Giving Compass' Take:

• Derrick Rhayn discusses how philanthropy can respond to changing refugee policy that has decreased federal funds for nonprofits that offer ongoing refugee support.

•  How can funders adapt and collaborate to fill areas that federal funding used to support? What other support is needed as anti-immigrant policy changes public perception?

• Read more about philanthropic strategies to support asylum seekers and refugees.

As the Trump administration reduced the number of refugees allowed in the country each year, federal funding to provide services to refugees also plummeted. Numerous nonprofits rely upon steady government funding enabling them to provide flexible services and meet the needs of vulnerable populations. In this case, as public revenue allocated to serve new refugees declined, a ripple effect occurred, reducing operational revenue for nonprofits assisting existing refugee populations living in the United States.

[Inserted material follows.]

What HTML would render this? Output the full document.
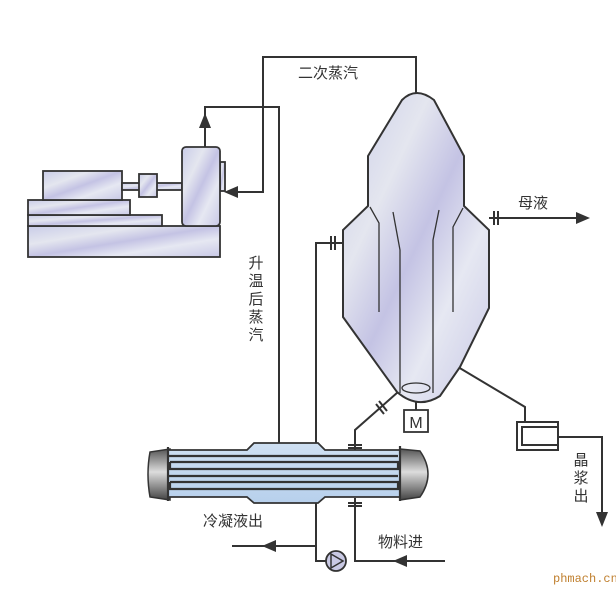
<!DOCTYPE html>
<html><head><meta charset="utf-8"><style>
html,body{margin:0;padding:0;background:#fff;}
svg{display:block;}
text{font-family:"Liberation Sans","Noto Sans CJK SC",sans-serif;fill:#333;}
</style></head><body>
<svg width="616" height="589" viewBox="0 0 616 589" xmlns="http://www.w3.org/2000/svg">
<defs>
<linearGradient id="g1" x1="0" y1="0" x2="1" y2="1">
<stop offset="0" stop-color="#c9cce8"/><stop offset="0.3" stop-color="#e4e6ef"/><stop offset="0.5" stop-color="#c4c3e4"/><stop offset="0.7" stop-color="#e6e8f2"/><stop offset="1" stop-color="#c8c8e6"/>
</linearGradient>
<linearGradient id="cap" x1="0" y1="0" x2="0" y2="1">
<stop offset="0" stop-color="#555"/><stop offset="0.45" stop-color="#ddd"/><stop offset="1" stop-color="#444"/>
</linearGradient>
<linearGradient id="tube" x1="0" y1="0" x2="0" y2="1">
<stop offset="0" stop-color="#cfe0f2"/><stop offset="1" stop-color="#b7d0ec"/>
</linearGradient>
</defs>
<g stroke="#333" stroke-width="2" fill="none">
<polyline points="416,93 416,57 263,57 263,192 232,192"/>
<polyline points="205,147 205,107 279,107 279,445"/>
<polyline points="343,243 316,243 316,445"/>
<line x1="489" y1="218" x2="580" y2="218"/>
<polyline points="355,450 355,430 372,415 398,392"/>
<polyline points="355,498 355,561 445,561"/>
<polyline points="326,561 316,561 316,498"/>
<line x1="316" y1="546" x2="232" y2="546"/>
<polyline points="458,367 525,407 525,422"/>
<polyline points="558,437 602,437 602,515"/>
<line x1="416" y1="392" x2="416" y2="410"/>
</g>
<g fill="#333">
<polygon points="590,218 576,212 576,224"/>
<polygon points="205,113 199,128 211,128"/>
<polygon points="224,192 238,186 238,198"/>
<polygon points="262,546 276,540 276,552"/>
<polygon points="393,561 407,555 407,567"/>
<polygon points="602,527 596,512 608,512"/>
</g>
<g stroke="#333" stroke-width="1.8" fill="url(#g1)">
<rect x="28" y="226" width="192" height="31"/>
<rect x="28" y="215" width="134" height="11"/>
<rect x="28" y="200" width="102" height="15"/>
<rect x="43" y="171" width="79" height="29"/>
<rect x="122" y="183" width="60" height="7"/>
<rect x="139" y="174" width="18" height="23"/>
<rect x="220" y="162" width="5" height="29"/>
<rect x="182" y="147" width="38" height="79" rx="4"/>
</g>
<path d="M402,100 Q416,86 434,100 L464,156 L464,206 L489,230 L489,308 L460,367 L440,396 Q418,410 397,392 L343,317 L343,230 L368,206 L368,156 Z" fill="url(#g1)" stroke="#333" stroke-width="2"/>
<g stroke="#333" stroke-width="1.3" fill="none">
<polyline points="370,207 379,223 379,312"/>
<polyline points="393,212 400,250 400,393"/>
<polyline points="439,210 433,240 433,393"/>
<polyline points="463,208 453,227 453,312"/>
<ellipse cx="416" cy="388" rx="14" ry="5"/>
</g>
<g stroke="#333" stroke-width="2">
<line x1="494" y1="211" x2="494" y2="225"/><line x1="498" y1="211" x2="498" y2="225"/>
<line x1="331" y1="236" x2="331" y2="250"/><line x1="335" y1="236" x2="335" y2="250"/>
<line x1="376" y1="404" x2="384" y2="414"/><line x1="379" y1="401" x2="387" y2="411"/>
<line x1="348" y1="445" x2="362" y2="445"/><line x1="348" y1="448" x2="362" y2="448"/>
<line x1="348" y1="503" x2="362" y2="503"/><line x1="348" y1="506" x2="362" y2="506"/>
</g>
<rect x="404" y="410" width="24" height="22" fill="#fff" stroke="#333" stroke-width="1.8"/>
<text x="416" y="428" font-size="16" text-anchor="middle">M</text>
<rect x="517" y="422" width="41" height="28" fill="#fff" stroke="#333" stroke-width="2"/>
<rect x="522" y="427" width="36" height="18" fill="#fff" stroke="#333" stroke-width="2"/>
<path d="M150,452 Q146,474 150,497 L170,500 L170,449 Z" fill="url(#cap)" stroke="#333" stroke-width="1.5"/>
<path d="M400,449 L420,451 Q436,474 420,497 L400,500 Z" fill="url(#cap)" stroke="#333" stroke-width="1.5"/>
<path d="M168,450 L247,450 L254,443 L318,443 L325,450 L400,450 L400,497 L325,497 L318,503 L254,503 L247,497 L168,497 Z" fill="url(#tube)" stroke="#333" stroke-width="1.8"/>
<g stroke="#333" stroke-width="2.2" fill="none">
<line x1="168" y1="456" x2="398" y2="456"/>
<polyline points="170,462 398,462 398,469 170,469 170,462"/>
<line x1="168" y1="476" x2="398" y2="476"/>
<polyline points="170,482 398,482 398,489 170,489 170,482"/>
<line x1="168" y1="447" x2="168" y2="501"/>
<line x1="400" y1="446" x2="400" y2="501"/>
</g>
<circle cx="336" cy="561" r="10" fill="#c9c9e4" stroke="#333" stroke-width="1.8"/>
<polygon points="331,554 331,568 343,561" fill="none" stroke="#333" stroke-width="1.5"/>
<text x="298" y="78" font-size="15">二次蒸汽</text>
<text x="518" y="208" font-size="15">母液</text>
<g font-size="15" text-anchor="middle">
<text x="256" y="268">升</text><text x="256" y="286">温</text><text x="256" y="304">后</text><text x="256" y="322">蒸</text><text x="256" y="340">汽</text>
<text x="581" y="465">晶</text><text x="581" y="483">浆</text><text x="581" y="501">出</text>
</g>
<text x="203" y="526" font-size="15">冷凝液出</text>
<text x="378" y="547" font-size="15">物料进</text>
<text x="553" y="582" font-size="12" style="fill:#c08030;font-family:'Liberation Mono',monospace">phmach.cn</text>
</svg>
</body></html>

According to the Foundation Center, between 2011 and 2015 less than one percent of all money granted by the largest 1,000 US foundations was intended to benefit refugees and immigrants. While there has been an increase recently, this trend underscores the impact that changing tides can have on philanthropic culture, where policy transitions galvanize investment.

A few foundations across the country recognize the need to strategically combat the anti-immigrant narrative that pervades today’s media. In a recent report, State of Foundation Funding for the Pro-Immigrant Movement, NCRP emphasizes the importance of supporting a broader movement and highlights the fact that a mere five foundations have provided more than 50 percent of all pro-immigrant movement funding.

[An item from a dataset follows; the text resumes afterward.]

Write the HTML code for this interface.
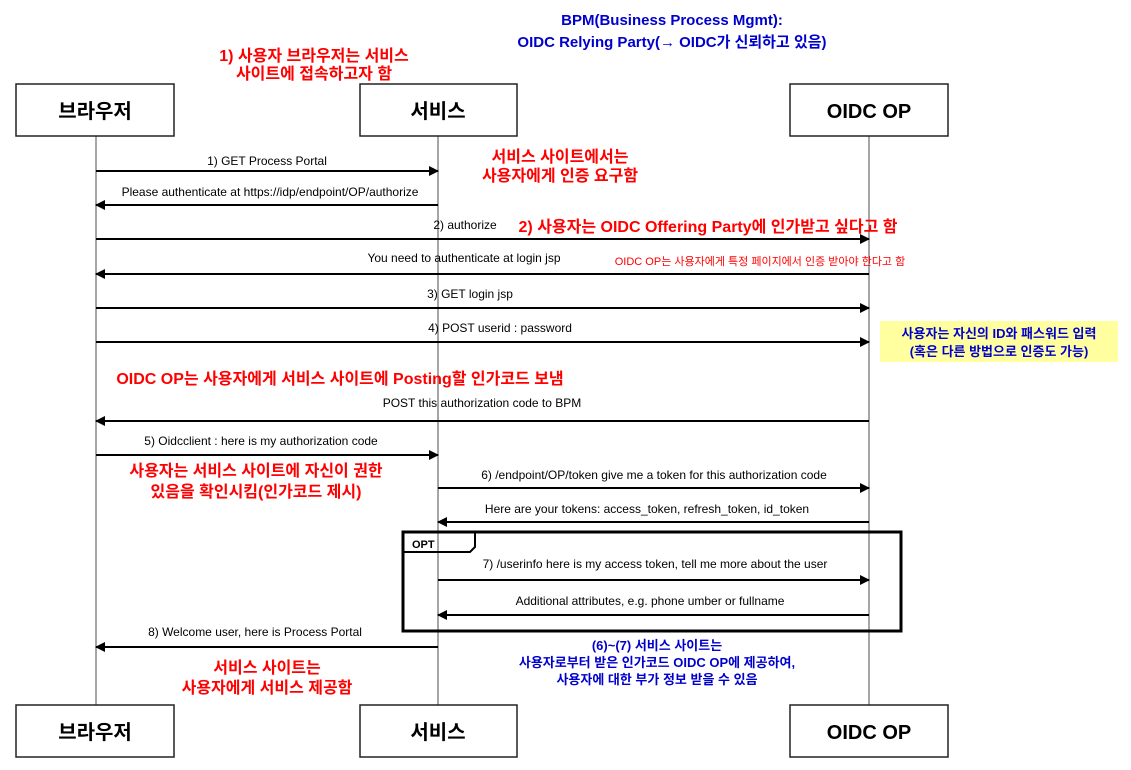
<!DOCTYPE html>
<html><head><meta charset="utf-8"><style>
body{margin:0;background:#fff}
svg{display:block;font-family:"Liberation Sans","Noto Sans CJK KR",sans-serif}
.m{font-size:12px;fill:#000}
.r{font-size:16px;fill:#f00;font-weight:bold}
.b{font-size:15px;fill:#00c;font-weight:bold}
</style></head><body>
<svg width="1131" height="770" viewBox="0 0 1131 770">
<defs><marker id="a" markerWidth="10" markerHeight="10" refX="9" refY="5" orient="auto" markerUnits="userSpaceOnUse"><path d="M0,0 L10,5 L0,10z" fill="#000"/></marker></defs>
<g stroke="#888" stroke-width="1.5">
<line x1="96" y1="136" x2="96" y2="705"/><line x1="438" y1="136" x2="438" y2="705"/><line x1="869" y1="136" x2="869" y2="705"/></g>
<g fill="#fff" stroke="#222" stroke-width="1.5">
<rect x="16" y="84" width="158" height="52"/><rect x="360" y="84" width="157" height="52"/><rect x="790" y="84" width="158" height="52"/>
<rect x="16" y="705" width="158" height="52"/><rect x="360" y="705" width="157" height="52"/><rect x="790" y="705" width="158" height="52"/></g>
<g font-size="20" font-weight="bold" text-anchor="middle">
<text x="95" y="118">브라우저</text><text x="438" y="118">서비스</text><text x="869" y="118">OIDC OP</text>
<text x="95" y="739">브라우저</text><text x="438" y="739">서비스</text><text x="869" y="739">OIDC OP</text></g>
<rect x="880" y="321" width="238" height="41" fill="#ffffa0"/>
<rect x="403" y="532" width="498" height="99" fill="none" stroke="#000" stroke-width="3"/>
<path d="M403,552 H470 L475,547 V532" fill="none" stroke="#000" stroke-width="2"/>
<text x="412" y="548" font-size="11" font-weight="bold">OPT</text>
<g stroke="#000" stroke-width="2" marker-end="url(#a)">
<line x1="96" y1="171" x2="438" y2="171"/><line x1="438" y1="205" x2="96" y2="205"/>
<line x1="96" y1="239" x2="869" y2="239"/><line x1="869" y1="274" x2="96" y2="274"/>
<line x1="96" y1="308" x2="869" y2="308"/><line x1="96" y1="342" x2="869" y2="342"/>
<line x1="869" y1="421" x2="96" y2="421"/><line x1="96" y1="455" x2="438" y2="455"/>
<line x1="438" y1="488" x2="869" y2="488"/><line x1="869" y1="522" x2="438" y2="522"/>
<line x1="438" y1="580" x2="869" y2="580"/><line x1="869" y1="615" x2="438" y2="615"/>
<line x1="438" y1="647" x2="96" y2="647"/></g>
<g class="m" text-anchor="middle">
<text x="267" y="165">1) GET Process Portal</text>
<text x="270" y="196">Please authenticate at https://idp/endpoint/OP/authorize</text>
<text x="465" y="229">2) authorize</text>
<text x="464" y="262">You need to authenticate at login jsp</text>
<text x="470" y="298">3) GET login jsp</text>
<text x="500" y="332">4) POST userid : password</text>
<text x="482" y="407">POST this authorization code to BPM</text>
<text x="261" y="445">5) Oidcclient : here is my authorization code</text>
<text x="654" y="479">6) /endpoint/OP/token give me a token for this authorization code</text>
<text x="647" y="513">Here are your tokens: access_token, refresh_token, id_token</text>
<text x="655" y="568">7) /userinfo here is my access token, tell me more about the user</text>
<text x="650" y="605">Additional attributes, e.g. phone umber or fullname</text>
<text x="255" y="636">8) Welcome user, here is Process Portal</text></g>
<g class="r" text-anchor="middle">
<text x="314" y="61">1) 사용자 브라우저는 서비스</text><text x="314" y="79">사이트에 접속하고자 함</text>
<text x="560" y="162">서비스 사이트에서는</text><text x="560" y="181">사용자에게 인증 요구함</text>
<text x="708" y="232">2) 사용자는 OIDC Offering Party에 인가받고 싶다고 함</text>
<text x="340" y="384">OIDC OP는 사용자에게 서비스 사이트에 Posting할 인가코드 보냄</text>
<text x="256" y="476">사용자는 서비스 사이트에 자신이 권한</text><text x="256" y="497">있음을 확인시킴(인가코드 제시)</text>
<text x="267" y="673">서비스 사이트는</text><text x="267" y="693">사용자에게 서비스 제공함</text>
<text x="760" y="265" font-size="11" font-weight="normal">OIDC OP는 사용자에게 특정 페이지에서 인증 받아야 한다고 함</text></g>
<g class="b" text-anchor="middle">
<text x="672" y="25">BPM(Business Process Mgmt):</text>
<text x="672" y="47">OIDC Relying Party(→ OIDC가 신뢰하고 있음)</text>
<text x="999" y="338" font-size="13">사용자는 자신의 ID와 패스워드 입력</text>
<text x="999" y="356" font-size="13">(혹은 다른 방법으로 인증도 가능)</text>
<text x="657" y="650" font-size="13">(6)~(7) 서비스 사이트는</text>
<text x="657" y="667" font-size="13">사용자로부터 받은 인가코드 OIDC OP에 제공하여,</text>
<text x="657" y="684" font-size="13">사용자에 대한 부가 정보 받을 수 있음</text></g>
</svg>
</body></html>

The NCRP report identifies five practices for funders and donors to consider when supporting the emergent pro-immigrant movement:

  • Give unrestricted multiyear support to immigrant base-building organizations that are accountable to affected communities at the state and local levels.
  • Don’t shy away from funding both community organizations and direct services.
  • Help grantees access 501c4 funds, which have greater flexibility to carry out critical political activities.
  • Collaborate and coordinate with other movement funders to ensure the full movement ecosystem is well resourced.
  • Support the movement beyond grant dollars, including exploring moving investments from companies that invest in detention centers.